__Recorded data__
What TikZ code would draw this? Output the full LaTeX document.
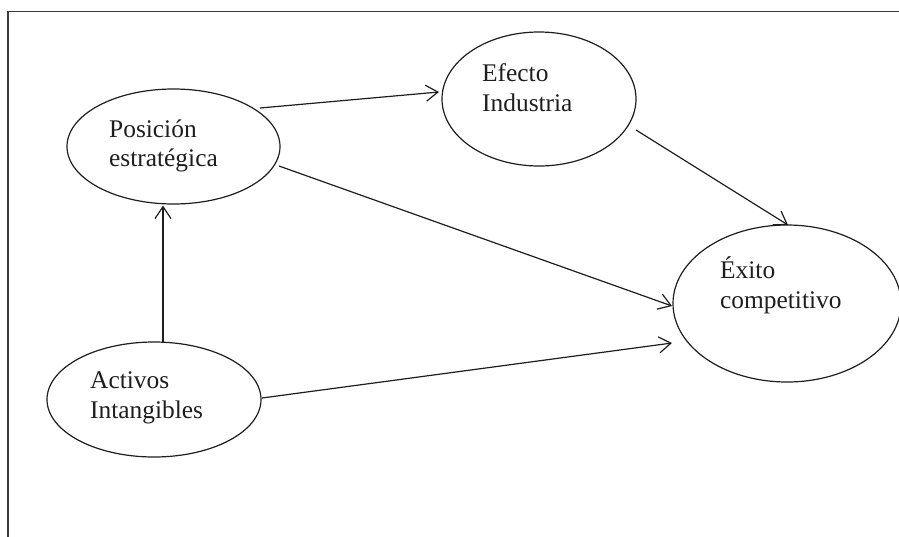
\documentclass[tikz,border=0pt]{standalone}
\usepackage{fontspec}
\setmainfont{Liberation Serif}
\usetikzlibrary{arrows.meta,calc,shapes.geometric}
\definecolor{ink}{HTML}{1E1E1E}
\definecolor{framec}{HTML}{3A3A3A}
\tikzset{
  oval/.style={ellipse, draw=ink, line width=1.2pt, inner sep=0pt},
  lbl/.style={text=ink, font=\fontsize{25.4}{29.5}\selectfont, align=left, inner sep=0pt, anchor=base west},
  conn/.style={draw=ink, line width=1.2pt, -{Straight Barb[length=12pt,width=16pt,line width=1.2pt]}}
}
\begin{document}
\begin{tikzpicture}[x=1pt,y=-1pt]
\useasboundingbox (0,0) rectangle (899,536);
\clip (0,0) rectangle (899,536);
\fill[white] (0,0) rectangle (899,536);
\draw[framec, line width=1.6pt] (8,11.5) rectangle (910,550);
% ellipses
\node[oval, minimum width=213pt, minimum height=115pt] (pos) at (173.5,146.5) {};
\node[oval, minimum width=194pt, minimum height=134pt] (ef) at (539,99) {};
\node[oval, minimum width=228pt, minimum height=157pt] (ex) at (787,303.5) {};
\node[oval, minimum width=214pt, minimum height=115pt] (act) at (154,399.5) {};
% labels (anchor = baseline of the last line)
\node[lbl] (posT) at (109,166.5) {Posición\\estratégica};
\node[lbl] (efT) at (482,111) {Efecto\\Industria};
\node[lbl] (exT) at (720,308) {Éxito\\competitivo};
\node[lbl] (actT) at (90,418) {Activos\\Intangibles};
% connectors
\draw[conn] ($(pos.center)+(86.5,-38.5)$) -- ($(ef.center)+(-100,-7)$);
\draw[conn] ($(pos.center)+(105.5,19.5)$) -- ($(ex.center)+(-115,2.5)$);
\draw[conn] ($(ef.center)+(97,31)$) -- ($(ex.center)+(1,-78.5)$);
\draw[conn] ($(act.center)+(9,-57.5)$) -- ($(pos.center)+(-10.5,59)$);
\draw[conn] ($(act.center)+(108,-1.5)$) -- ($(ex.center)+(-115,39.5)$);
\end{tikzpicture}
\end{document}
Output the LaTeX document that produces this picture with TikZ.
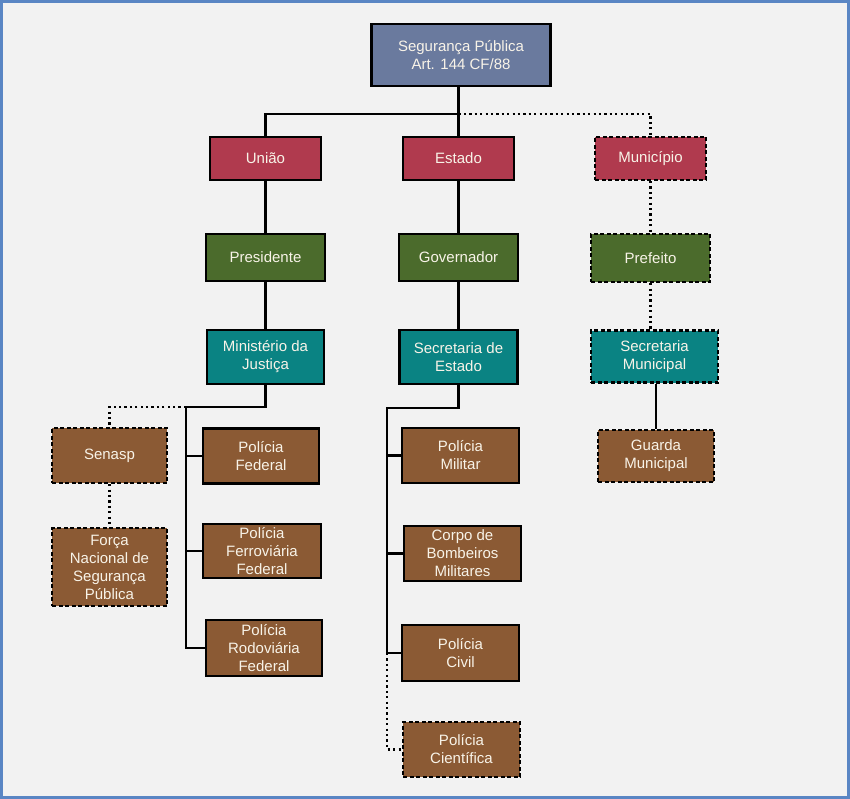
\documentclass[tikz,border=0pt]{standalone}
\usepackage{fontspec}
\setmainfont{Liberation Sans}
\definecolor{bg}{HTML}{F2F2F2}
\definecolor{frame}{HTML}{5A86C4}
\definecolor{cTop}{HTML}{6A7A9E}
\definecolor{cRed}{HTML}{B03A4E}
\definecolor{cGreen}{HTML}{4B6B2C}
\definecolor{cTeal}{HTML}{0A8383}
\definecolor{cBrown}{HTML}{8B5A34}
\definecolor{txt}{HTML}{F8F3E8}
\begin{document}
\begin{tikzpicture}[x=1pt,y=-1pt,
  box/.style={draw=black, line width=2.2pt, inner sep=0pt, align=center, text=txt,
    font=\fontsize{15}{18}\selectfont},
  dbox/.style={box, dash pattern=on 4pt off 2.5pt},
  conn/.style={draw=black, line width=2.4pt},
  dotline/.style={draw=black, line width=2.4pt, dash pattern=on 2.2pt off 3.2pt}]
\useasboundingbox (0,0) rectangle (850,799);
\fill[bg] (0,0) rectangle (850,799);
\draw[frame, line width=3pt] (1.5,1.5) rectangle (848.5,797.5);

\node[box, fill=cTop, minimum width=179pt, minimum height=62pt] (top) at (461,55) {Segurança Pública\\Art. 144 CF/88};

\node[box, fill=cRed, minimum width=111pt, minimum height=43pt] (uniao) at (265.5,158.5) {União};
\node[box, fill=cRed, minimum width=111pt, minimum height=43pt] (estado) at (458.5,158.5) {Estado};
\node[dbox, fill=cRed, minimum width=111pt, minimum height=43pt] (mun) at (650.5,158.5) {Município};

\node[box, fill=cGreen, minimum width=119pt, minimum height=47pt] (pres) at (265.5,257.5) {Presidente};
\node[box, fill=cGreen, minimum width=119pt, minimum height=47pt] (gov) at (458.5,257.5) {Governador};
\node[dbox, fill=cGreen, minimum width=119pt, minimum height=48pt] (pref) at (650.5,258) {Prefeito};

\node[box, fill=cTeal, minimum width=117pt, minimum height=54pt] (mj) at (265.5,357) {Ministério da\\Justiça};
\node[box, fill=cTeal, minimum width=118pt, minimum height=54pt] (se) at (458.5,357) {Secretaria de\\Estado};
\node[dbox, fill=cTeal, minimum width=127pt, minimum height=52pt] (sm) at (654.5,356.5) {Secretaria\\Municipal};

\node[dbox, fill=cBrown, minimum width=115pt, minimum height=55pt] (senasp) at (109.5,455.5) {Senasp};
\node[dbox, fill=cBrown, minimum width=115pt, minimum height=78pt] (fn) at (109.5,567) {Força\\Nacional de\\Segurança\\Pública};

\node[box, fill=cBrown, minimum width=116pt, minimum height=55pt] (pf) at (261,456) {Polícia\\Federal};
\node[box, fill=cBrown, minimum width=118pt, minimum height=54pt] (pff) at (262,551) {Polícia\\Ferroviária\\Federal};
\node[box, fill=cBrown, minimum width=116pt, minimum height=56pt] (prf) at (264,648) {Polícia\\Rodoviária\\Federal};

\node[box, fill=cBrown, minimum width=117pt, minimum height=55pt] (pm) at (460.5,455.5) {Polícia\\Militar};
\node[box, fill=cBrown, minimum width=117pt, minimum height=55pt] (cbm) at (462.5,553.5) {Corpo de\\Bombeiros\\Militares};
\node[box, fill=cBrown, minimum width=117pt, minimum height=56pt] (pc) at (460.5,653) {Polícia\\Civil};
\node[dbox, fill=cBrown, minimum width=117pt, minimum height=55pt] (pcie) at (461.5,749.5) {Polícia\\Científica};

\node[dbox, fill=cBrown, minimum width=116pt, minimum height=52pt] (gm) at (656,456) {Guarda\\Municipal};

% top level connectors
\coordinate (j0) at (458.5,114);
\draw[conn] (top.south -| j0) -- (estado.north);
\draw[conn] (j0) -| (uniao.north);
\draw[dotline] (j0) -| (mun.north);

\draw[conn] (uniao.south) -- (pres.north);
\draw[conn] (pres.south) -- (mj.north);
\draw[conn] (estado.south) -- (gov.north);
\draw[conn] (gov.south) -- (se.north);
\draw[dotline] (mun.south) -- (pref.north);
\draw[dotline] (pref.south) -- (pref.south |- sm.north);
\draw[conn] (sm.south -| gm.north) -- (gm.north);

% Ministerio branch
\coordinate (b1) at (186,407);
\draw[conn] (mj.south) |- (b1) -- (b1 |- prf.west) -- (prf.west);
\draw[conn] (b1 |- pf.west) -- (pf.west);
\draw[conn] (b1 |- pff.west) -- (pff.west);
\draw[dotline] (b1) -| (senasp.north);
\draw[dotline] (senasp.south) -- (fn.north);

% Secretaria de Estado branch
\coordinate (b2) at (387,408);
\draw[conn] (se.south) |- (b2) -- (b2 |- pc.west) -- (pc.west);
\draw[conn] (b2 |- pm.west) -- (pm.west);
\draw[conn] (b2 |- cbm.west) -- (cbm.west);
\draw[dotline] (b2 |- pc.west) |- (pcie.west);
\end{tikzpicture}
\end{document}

__What is expected__
Can the entries above be repeated exactly, without their pictures?

__Exercise output__
What TikZ code would draw this? Output the full LaTeX document.
\documentclass[tikz,border=0pt]{standalone}
\usepackage{fontspec}
\setmainfont{Liberation Serif}
\usetikzlibrary{arrows.meta,calc,shapes.geometric}
\definecolor{ink}{HTML}{1E1E1E}
\definecolor{framec}{HTML}{3A3A3A}
\tikzset{
  oval/.style={ellipse, draw=ink, line width=1.2pt, inner sep=0pt},
  lbl/.style={text=ink, font=\fontsize{25.4}{29.5}\selectfont, align=left, inner sep=0pt, anchor=base west},
  conn/.style={draw=ink, line width=1.2pt, -{Straight Barb[length=12pt,width=16pt,line width=1.2pt]}}
}
\begin{document}
\begin{tikzpicture}[x=1pt,y=-1pt]
\useasboundingbox (0,0) rectangle (899,536);
\clip (0,0) rectangle (899,536);
\fill[white] (0,0) rectangle (899,536);
\draw[framec, line width=1.6pt] (8,11.5) rectangle (910,550);
% ellipses
\node[oval, minimum width=213pt, minimum height=115pt] (pos) at (173.5,146.5) {};
\node[oval, minimum width=194pt, minimum height=134pt] (ef) at (539,99) {};
\node[oval, minimum width=228pt, minimum height=157pt] (ex) at (787,303.5) {};
\node[oval, minimum width=214pt, minimum height=115pt] (act) at (154,399.5) {};
% labels (anchor = baseline of the last line)
\node[lbl] (posT) at (109,166.5) {Posición\\estratégica};
\node[lbl] (efT) at (482,111) {Efecto\\Industria};
\node[lbl] (exT) at (720,308) {Éxito\\competitivo};
\node[lbl] (actT) at (90,418) {Activos\\Intangibles};
% connectors
\draw[conn] ($(pos.center)+(86.5,-38.5)$) -- ($(ef.center)+(-100,-7)$);
\draw[conn] ($(pos.center)+(105.5,19.5)$) -- ($(ex.center)+(-115,2.5)$);
\draw[conn] ($(ef.center)+(97,31)$) -- ($(ex.center)+(1,-78.5)$);
\draw[conn] ($(act.center)+(9,-57.5)$) -- ($(pos.center)+(-10.5,59)$);
\draw[conn] ($(act.center)+(108,-1.5)$) -- ($(ex.center)+(-115,39.5)$);
\end{tikzpicture}
\end{document}
Output the LaTeX document that produces this picture with TikZ.
\documentclass[tikz,border=0pt]{standalone}
\usepackage{fontspec}
\setmainfont{Liberation Sans}
\definecolor{bg}{HTML}{F2F2F2}
\definecolor{frame}{HTML}{5A86C4}
\definecolor{cTop}{HTML}{6A7A9E}
\definecolor{cRed}{HTML}{B03A4E}
\definecolor{cGreen}{HTML}{4B6B2C}
\definecolor{cTeal}{HTML}{0A8383}
\definecolor{cBrown}{HTML}{8B5A34}
\definecolor{txt}{HTML}{F8F3E8}
\begin{document}
\begin{tikzpicture}[x=1pt,y=-1pt,
  box/.style={draw=black, line width=2.2pt, inner sep=0pt, align=center, text=txt,
    font=\fontsize{15}{18}\selectfont},
  dbox/.style={box, dash pattern=on 4pt off 2.5pt},
  conn/.style={draw=black, line width=2.4pt},
  dotline/.style={draw=black, line width=2.4pt, dash pattern=on 2.2pt off 3.2pt}]
\useasboundingbox (0,0) rectangle (850,799);
\fill[bg] (0,0) rectangle (850,799);
\draw[frame, line width=3pt] (1.5,1.5) rectangle (848.5,797.5);

\node[box, fill=cTop, minimum width=179pt, minimum height=62pt] (top) at (461,55) {Segurança Pública\\Art. 144 CF/88};

\node[box, fill=cRed, minimum width=111pt, minimum height=43pt] (uniao) at (265.5,158.5) {União};
\node[box, fill=cRed, minimum width=111pt, minimum height=43pt] (estado) at (458.5,158.5) {Estado};
\node[dbox, fill=cRed, minimum width=111pt, minimum height=43pt] (mun) at (650.5,158.5) {Município};

\node[box, fill=cGreen, minimum width=119pt, minimum height=47pt] (pres) at (265.5,257.5) {Presidente};
\node[box, fill=cGreen, minimum width=119pt, minimum height=47pt] (gov) at (458.5,257.5) {Governador};
\node[dbox, fill=cGreen, minimum width=119pt, minimum height=48pt] (pref) at (650.5,258) {Prefeito};

\node[box, fill=cTeal, minimum width=117pt, minimum height=54pt] (mj) at (265.5,357) {Ministério da\\Justiça};
\node[box, fill=cTeal, minimum width=118pt, minimum height=54pt] (se) at (458.5,357) {Secretaria de\\Estado};
\node[dbox, fill=cTeal, minimum width=127pt, minimum height=52pt] (sm) at (654.5,356.5) {Secretaria\\Municipal};

\node[dbox, fill=cBrown, minimum width=115pt, minimum height=55pt] (senasp) at (109.5,455.5) {Senasp};
\node[dbox, fill=cBrown, minimum width=115pt, minimum height=78pt] (fn) at (109.5,567) {Força\\Nacional de\\Segurança\\Pública};

\node[box, fill=cBrown, minimum width=116pt, minimum height=55pt] (pf) at (261,456) {Polícia\\Federal};
\node[box, fill=cBrown, minimum width=118pt, minimum height=54pt] (pff) at (262,551) {Polícia\\Ferroviária\\Federal};
\node[box, fill=cBrown, minimum width=116pt, minimum height=56pt] (prf) at (264,648) {Polícia\\Rodoviária\\Federal};

\node[box, fill=cBrown, minimum width=117pt, minimum height=55pt] (pm) at (460.5,455.5) {Polícia\\Militar};
\node[box, fill=cBrown, minimum width=117pt, minimum height=55pt] (cbm) at (462.5,553.5) {Corpo de\\Bombeiros\\Militares};
\node[box, fill=cBrown, minimum width=117pt, minimum height=56pt] (pc) at (460.5,653) {Polícia\\Civil};
\node[dbox, fill=cBrown, minimum width=117pt, minimum height=55pt] (pcie) at (461.5,749.5) {Polícia\\Científica};

\node[dbox, fill=cBrown, minimum width=116pt, minimum height=52pt] (gm) at (656,456) {Guarda\\Municipal};

% top level connectors
\coordinate (j0) at (458.5,114);
\draw[conn] (top.south -| j0) -- (estado.north);
\draw[conn] (j0) -| (uniao.north);
\draw[dotline] (j0) -| (mun.north);

\draw[conn] (uniao.south) -- (pres.north);
\draw[conn] (pres.south) -- (mj.north);
\draw[conn] (estado.south) -- (gov.north);
\draw[conn] (gov.south) -- (se.north);
\draw[dotline] (mun.south) -- (pref.north);
\draw[dotline] (pref.south) -- (pref.south |- sm.north);
\draw[conn] (sm.south -| gm.north) -- (gm.north);

% Ministerio branch
\coordinate (b1) at (186,407);
\draw[conn] (mj.south) |- (b1) -- (b1 |- prf.west) -- (prf.west);
\draw[conn] (b1 |- pf.west) -- (pf.west);
\draw[conn] (b1 |- pff.west) -- (pff.west);
\draw[dotline] (b1) -| (senasp.north);
\draw[dotline] (senasp.south) -- (fn.north);

% Secretaria de Estado branch
\coordinate (b2) at (387,408);
\draw[conn] (se.south) |- (b2) -- (b2 |- pc.west) -- (pc.west);
\draw[conn] (b2 |- pm.west) -- (pm.west);
\draw[conn] (b2 |- cbm.west) -- (cbm.west);
\draw[dotline] (b2 |- pc.west) |- (pcie.west);
\end{tikzpicture}
\end{document}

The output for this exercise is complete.